Smith Haughey’s build out of 4,100 square feet on the third floor of the Ledyard Building in downtown Grand Rapids. Courtesy Smith Haughey
The law firm Smith Haughey is expanding its footprint in downtown Grand Rapids.
The firm has begun to build out the third floor of the Ledyard Building, at 125 Ottawa Ave. NW.
The project by Grand Rapids-based Wolverine Building Group includes an additional 4,100 square feet: five attorney offices, three professional offices, eight staff workstations, three conference rooms, a nursing mother’s room and additional file storage areas.
The project should be completed by mid August.
The expansion follows the 2011 relocation of the Smith Haughey offices to the Flat Iron Building downtown, which will be connected to the Ledyard Building space.
Smith Haughey also teamed with Wolverine Building Group for the initial 26,600-square-foot project, which included a ground floor reception area, office space, conference rooms and a rooftop deck.
“As with all historic renovations, this project presents some unique challenges,” said Marcus Ringnalda, Wolverine Building Group project manager. “We’re creating a new connection between two unique buildings and renovating the space to maintain the same look and feel of Smith Haughey’s Flat Iron location.”
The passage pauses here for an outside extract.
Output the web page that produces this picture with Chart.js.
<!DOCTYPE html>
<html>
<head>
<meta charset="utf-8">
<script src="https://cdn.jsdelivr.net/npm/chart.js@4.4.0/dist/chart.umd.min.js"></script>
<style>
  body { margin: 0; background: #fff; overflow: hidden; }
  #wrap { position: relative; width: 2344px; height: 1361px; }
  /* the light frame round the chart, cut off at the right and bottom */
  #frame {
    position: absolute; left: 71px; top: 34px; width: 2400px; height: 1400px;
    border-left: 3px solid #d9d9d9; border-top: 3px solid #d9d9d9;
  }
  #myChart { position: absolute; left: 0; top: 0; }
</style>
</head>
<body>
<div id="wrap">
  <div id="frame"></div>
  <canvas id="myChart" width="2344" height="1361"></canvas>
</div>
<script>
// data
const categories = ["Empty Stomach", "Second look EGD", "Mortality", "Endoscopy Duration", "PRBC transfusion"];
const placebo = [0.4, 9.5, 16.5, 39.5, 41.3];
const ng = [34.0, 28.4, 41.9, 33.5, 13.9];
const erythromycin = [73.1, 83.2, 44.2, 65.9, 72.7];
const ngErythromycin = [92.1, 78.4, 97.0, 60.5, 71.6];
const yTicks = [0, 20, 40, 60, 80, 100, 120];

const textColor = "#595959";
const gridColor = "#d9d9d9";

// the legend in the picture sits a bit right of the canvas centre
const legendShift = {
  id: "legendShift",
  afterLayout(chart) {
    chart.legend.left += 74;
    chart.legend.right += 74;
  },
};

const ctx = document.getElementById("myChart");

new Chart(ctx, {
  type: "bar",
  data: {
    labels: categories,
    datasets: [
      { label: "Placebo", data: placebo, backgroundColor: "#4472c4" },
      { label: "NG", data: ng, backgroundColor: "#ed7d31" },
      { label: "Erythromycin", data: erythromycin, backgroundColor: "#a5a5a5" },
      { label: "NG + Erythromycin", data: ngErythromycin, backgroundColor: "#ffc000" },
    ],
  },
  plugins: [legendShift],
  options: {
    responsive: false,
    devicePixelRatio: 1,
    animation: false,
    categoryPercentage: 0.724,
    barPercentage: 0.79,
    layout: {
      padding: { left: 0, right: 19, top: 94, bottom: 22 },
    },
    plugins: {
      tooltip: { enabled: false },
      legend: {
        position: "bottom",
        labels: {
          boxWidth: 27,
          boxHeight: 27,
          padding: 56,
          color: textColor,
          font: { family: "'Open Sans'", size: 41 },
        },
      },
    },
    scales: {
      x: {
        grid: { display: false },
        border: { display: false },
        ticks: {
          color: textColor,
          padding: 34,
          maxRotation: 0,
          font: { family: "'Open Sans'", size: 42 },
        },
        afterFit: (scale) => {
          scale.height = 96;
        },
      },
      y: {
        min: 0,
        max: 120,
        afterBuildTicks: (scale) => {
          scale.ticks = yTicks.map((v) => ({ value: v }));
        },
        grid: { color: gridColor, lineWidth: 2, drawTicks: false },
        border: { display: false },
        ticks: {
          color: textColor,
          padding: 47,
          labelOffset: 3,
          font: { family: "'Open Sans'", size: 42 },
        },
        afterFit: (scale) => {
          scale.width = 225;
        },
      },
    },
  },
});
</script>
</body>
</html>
After three years in the Flat Iron space, Smith Haughey said it decided to expand in an effort to support its continued growth.
“The new space is being constructed with the same principles as our existing space, using smaller offices and efficient workflow to maximize our productivity and maintaining the architectural integrity of the historical building,” said Lori Gibson, operating officer for Smith Haughey.
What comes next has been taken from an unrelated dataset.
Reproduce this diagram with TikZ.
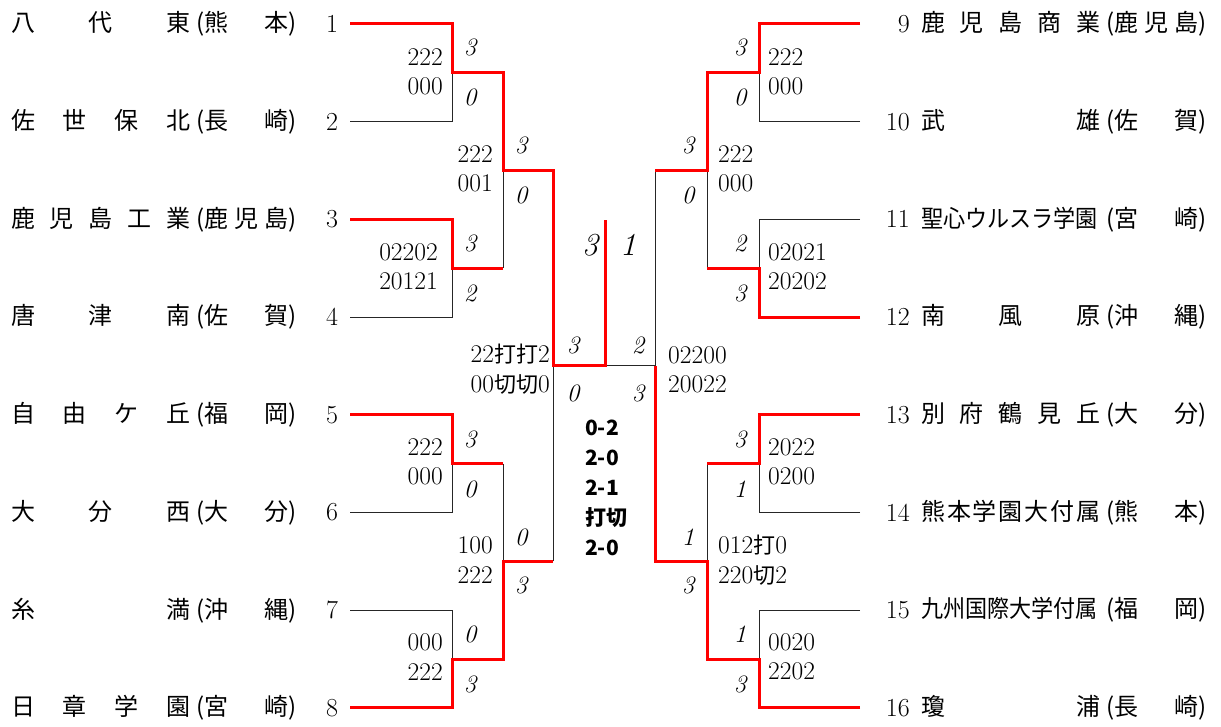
\documentclass[tikz,border=0pt]{standalone}
\usepackage{fontspec,graphicx}
\newfontfamily\jp{Noto Sans CJK JP}
\usetikzlibrary{positioning}
\newcommand\kou[2]{\makebox[179pt][s]{#1}\makebox[14pt][r]{(}\makebox[84pt][s]{#2})}
\newcommand\jg[1]{{\jp\fontsize{22}{29.5}\selectfont #1}}

\begin{document}
\begin{tikzpicture}[x=1pt,y=-1pt,
    win/.style={draw=red,line width=3pt},
    lose/.style={draw=black!85,line width=1pt},
    team/.style={inner sep=0pt,font=\jp\fontsize{24}{24}\selectfont},
    seed/.style={inner sep=0pt,font=\fontsize{26}{26}\selectfont},
    score/.style={inner sep=0pt,font=\fontsize{25}{25}\selectfont\itshape},
    bigscore/.style={inner sep=0pt,font=\fontsize{32}{32}\selectfont\itshape},
    games/.style={inner sep=0pt,font=\fontsize{25.5}{29.5}\selectfont},
    result/.style={inner sep=0pt,align=left,font=\jp\bfseries\fontsize{21}{30}\selectfont}]

\useasboundingbox (0,0) rectangle (1221,727);

% teams, left side
\foreach \i/\nm/\pf in {1/{八\hfill 代\hfill 東}/{熊\hfill 本},
    2/{佐\hfill 世\hfill 保\hfill 北}/{長\hfill 崎},
    3/{鹿\hfill 児\hfill 島\hfill 工\hfill 業}/{鹿\hfill 児\hfill 島},
    4/{唐\hfill 津\hfill 南}/{佐\hfill 賀},
    5/{自\hfill 由\hfill ケ\hfill 丘}/{福\hfill 岡},
    6/{大\hfill 分\hfill 西}/{大\hfill 分},
    7/{糸\hfill 満}/{沖\hfill 縄},
    8/{日\hfill 章\hfill 学\hfill 園}/{宮\hfill 崎}}
{
  \pgfmathsetmacro\Y{24+(\i-1)*97.7}
  \node[team,anchor=west] (lname\i) at (11,\Y) {\kou{\nm}{\pf}};
  \node[seed] (lseed\i) at (332,\Y) {\i};
  \coordinate (lt\i) at (350,\Y);
}

% teams, right side
\foreach \i/\nm/\pf in {9/{鹿\hfill 児\hfill 島\hfill 商\hfill 業}/{鹿\hfill 児\hfill 島},
    10/{武\hfill 雄}/{佐\hfill 賀},
    11/{\scalebox{0.92}[1]{聖心ウルスラ学園}\hfill}/{宮\hfill 崎},
    12/{南\hfill 風\hfill 原}/{沖\hfill 縄},
    13/{別\hfill 府\hfill 鶴\hfill 見\hfill 丘}/{大\hfill 分},
    14/{熊\hfill 本\hfill 学\hfill 園\hfill 大\hfill 付\hfill 属}/{熊\hfill 本},
    15/{\scalebox{0.92}[1]{九州国際大学付属}\hfill}/{福\hfill 岡},
    16/{瓊\hfill 浦}/{長\hfill 崎}}
{
  \pgfmathsetmacro\Y{24+(\i-9)*97.7}
  \node[team,anchor=west] (rname\i) at (921,\Y) {\kou{\nm}{\pf}};
  \node[seed,anchor=east] (rseed\i) at (910,\Y) {\i};
  \coordinate (rt\i) at (860,\Y);
}

% bracket joints
\foreach \k in {1,...,4} {
  \pgfmathsetmacro\M{72.85+(\k-1)*195.4}
  \coordinate (lm\k) at (452,\M);
  \coordinate (lq\k) at (503,\M);
  \coordinate (rm\k) at (759,\M);
  \coordinate (rq\k) at (707,\M);
}
\coordinate (ls1) at (553,170.55);
\coordinate (ls2) at (553,561.35);
\coordinate (rs1) at (655,170.55);
\coordinate (rs2) at (655,561.35);
\coordinate (lsf) at (553,365.95);
\coordinate (rsf) at (655,365.95);
\coordinate (fin) at (605,365.95);
\coordinate (champ) at (605,220);

% losers
\draw[lose] (lt2) -| (lm1);
\draw[lose] (lt4) -| (lm2);
\draw[lose] (lt6) -| (lm3);
\draw[lose] (lt7) -| (lm4);
\draw[lose] (rt10) -| (rm1);
\draw[lose] (rt11) -| (rm2);
\draw[lose] (rt14) -| (rm3);
\draw[lose] (rt15) -| (rm4);
\draw[lose] (lq2) |- (ls1);
\draw[lose] (lq3) |- (ls2);
\draw[lose] (rq2) |- (rs1);
\draw[lose] (rq3) |- (rs2);
\draw[lose] (ls2) -- (lsf);
\draw[lose] (rs1) -- (rsf) -- (fin);

% winners
\draw[win] (lt1) -| (lm1) -- (lq1) |- (ls1) -- (lsf) -- (fin) -- (champ);
\draw[win] (lt3) -| (lm2) -- (lq2);
\draw[win] (lt5) -| (lm3) -- (lq3);
\draw[win] (lt8) -| (lm4) -- (lq4) |- (ls2);
\draw[win] (rt9) -| (rm1) -- (rq1) |- (rs1);
\draw[win] (rt12) -| (rm2) -- (rq2);
\draw[win] (rt13) -| (rm3) -- (rq3);
\draw[win] (rt16) -| (rm4) -- (rq4) |- (rs2) -- (rsf);

% scores
\foreach \x/\y/\s [count=\k] in {470/47.85/3, 470/97.85/0, 470/243/3, 470/293/2,
    470/439/3, 470/489/0, 470/634/0, 470/684/3,
    521/145.5/3, 521/195.5/0, 521/537/0, 521/585/3,
    573/345/3, 573/393/0, 638/345/2, 638/393/3,
    688/145.5/3, 688/195.5/0, 688/537/1, 688/585/3,
    740/47.85/3, 740/97.85/0, 740/243/2, 740/293/3,
    740/439/3, 740/489/1, 740/634/1, 740/684/3}
  \node[score] (sc\k) at (\x,\y) {\s};
\node[bigscore] (finl) at (590,245) {3};
\node[bigscore] (finr) at (628,245) {1};

% innings, left
\node[games,anchor=east,align=right] (g1) at (443,72) {222\\000};
\node[games,anchor=east,align=right] (g2) at (438,267) {02202\\20121};
\node[games,anchor=east,align=right] (g3) at (443,462) {222\\000};
\node[games,anchor=east,align=right] (g4) at (443,657) {000\\222};
\node[games,anchor=east,align=right] (g5) at (493,169) {222\\001};
\node[games,anchor=east,align=right] (g6) at (493,560) {100\\222};
\node[games,anchor=east,align=right] (g7) at (550,369) {22\jg{打打}2\\00\jg{切切}0};
% innings, right
\node[games,anchor=west,align=left] (g8) at (768,72) {222\\000};
\node[games,anchor=west,align=left] (g9) at (768,267) {02021\\20202};
\node[games,anchor=west,align=left] (g10) at (768,462) {2022\\0200};
\node[games,anchor=west,align=left] (g11) at (768,657) {0020\\2202};
\node[games,anchor=west,align=left] (g12) at (718,169) {222\\000};
\node[games,anchor=west,align=left] (g13) at (718,560) {012\jg{打}0\\220\jg{切}2};
\node[games,anchor=west,align=left] (g14) at (668,370) {02200\\20022};

\node[result,anchor=west] (res) at (585,488) {0-2\\2-0\\2-1\\打切\\2-0};

\end{tikzpicture}
\end{document}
The project also will incorporate LEED standards, such as using environmentally friendly products and strategically placing office space near existing windows to promote natural lighting, in an effort to reduce the firm’s environmental footprint.
“Another important LEED standard is building in a location that is in close proximity to vital community services,” Gibson said. “This build out maintains that commitment.”